Azymardi Azra dalam (Lessy et al., 2022) menyebutkan moderasi adalah nilai-nilai baik yang membentuk keharmonisasian sosial-politik juga keseimbangan antara kehidupan pribadi, keluarga, sosial dan masyarakat. Maka dari itu, bersikap moderat bukan lagi menjadi pilihan, melainkan
sebuah kewajiban. Moderasi beragama diperlukan sebagai strategi untuk merawat kebhinekaan.

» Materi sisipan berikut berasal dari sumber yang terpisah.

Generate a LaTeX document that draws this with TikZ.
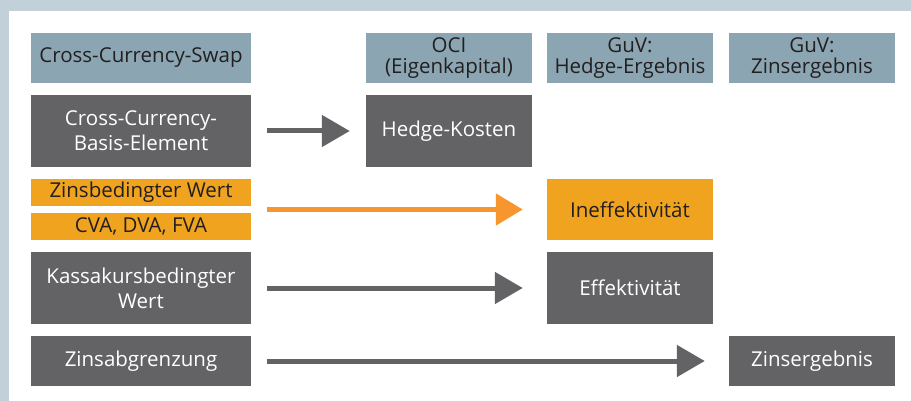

Moderasi beragama ditinjau dari perspektif pemerintah adalah mencakup pada proses memaknai dan menjalankan agama dengan adil serta seimbang. (Syarif, 2021) Untuk masyarakat Indonesia, keragaman merupakan takdir yang diberikan Yang Maha Menciptakan. Bangsa Indonesia tidak meminta keragaman tersebut, bukan pula diberikan untuk ditawar. Melainkan untuk disyukuri dan diterima. Agama mayoritas yang diyakini dan dipeluk masyarakat Indonesia berjumlah enam: yakni Islam, Kristen, Katolik, Hindu, Budha dan Konghucu, tetapi masyarakat Indonesia memiliki ratusan agama leluhur, kepercayaan kepercayaan lokal yang pengikutnya diperkirakan mencapai ratusan hingga ribuan orang..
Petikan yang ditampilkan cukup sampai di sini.